Both models share a core risk: checkpoint serialization failures. If your task holds non-serializable state (open file handles, WebSocket connections), the runtime can’t persist it. The task crashes and retries from the last valid checkpoint, potentially losing progress.

How It Compares to Temporal

Temporal is a workflow engine. Trigger.dev is a task runner with durable execution. The distinction matters:

Temporal strengths:

  • Multi-language support (Go, Java, Python, TypeScript)
  • Complex workflow patterns (sagas, child workflows, signals)
  • Battle-tested at scale (Uber, Netflix, Stripe)

Trigger.dev strengths:

  • Native TypeScript experience (no DSL, no code generation)
  • Simpler operational model (Postgres instead of Cassandra + Elasticsearch)
  • Faster onboarding (minutes vs. days)

Temporal is the right choice for mission-critical workflows with complex coordination.

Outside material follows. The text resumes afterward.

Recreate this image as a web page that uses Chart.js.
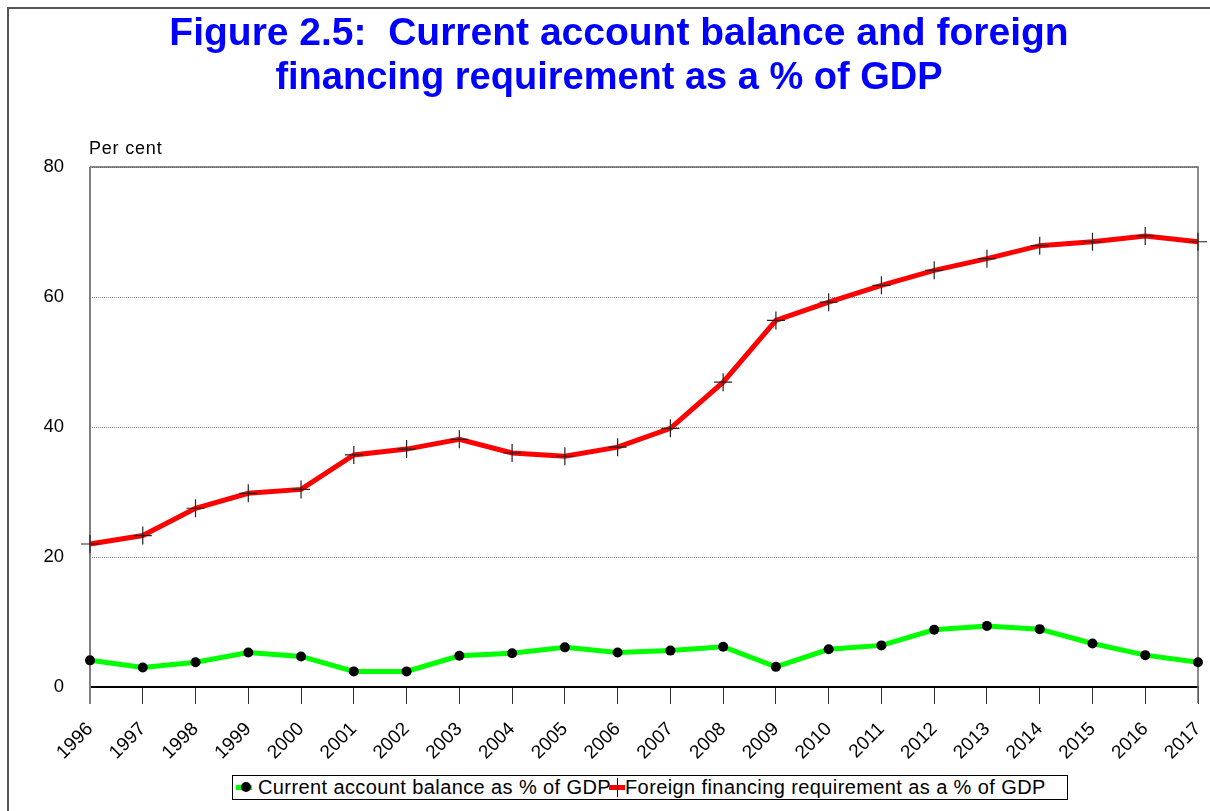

Trigger.dev fits teams that want durable execution without the operational overhead.

Technical Verdict

Use Trigger.dev when:

  • You’re building in TypeScript and want native async/await semantics
  • Your tasks are mostly linear (API calls, batch jobs, AI workflows)
  • You prefer operational simplicity over maximum throughput
  • You need durable execution but not full workflow orchestration

Avoid it when:

  • You need sub-second task latency (checkpointing adds overhead)
  • Your workflows require complex coordination (parallel branches, dynamic fan-out)
  • You’re already invested in Temporal or another workflow engine
  • You need guaranteed exactly-once semantics (Trigger.dev provides at-least-once)

The platform’s real contribution is showing that durable execution doesn’t require a PhD in distributed systems. You can get retry semantics, state persistence, and resumable execution with Postgres and careful checkpoint design. That’s a useful middle ground between “hope the process doesn’t crash” and “run a Temporal cluster.”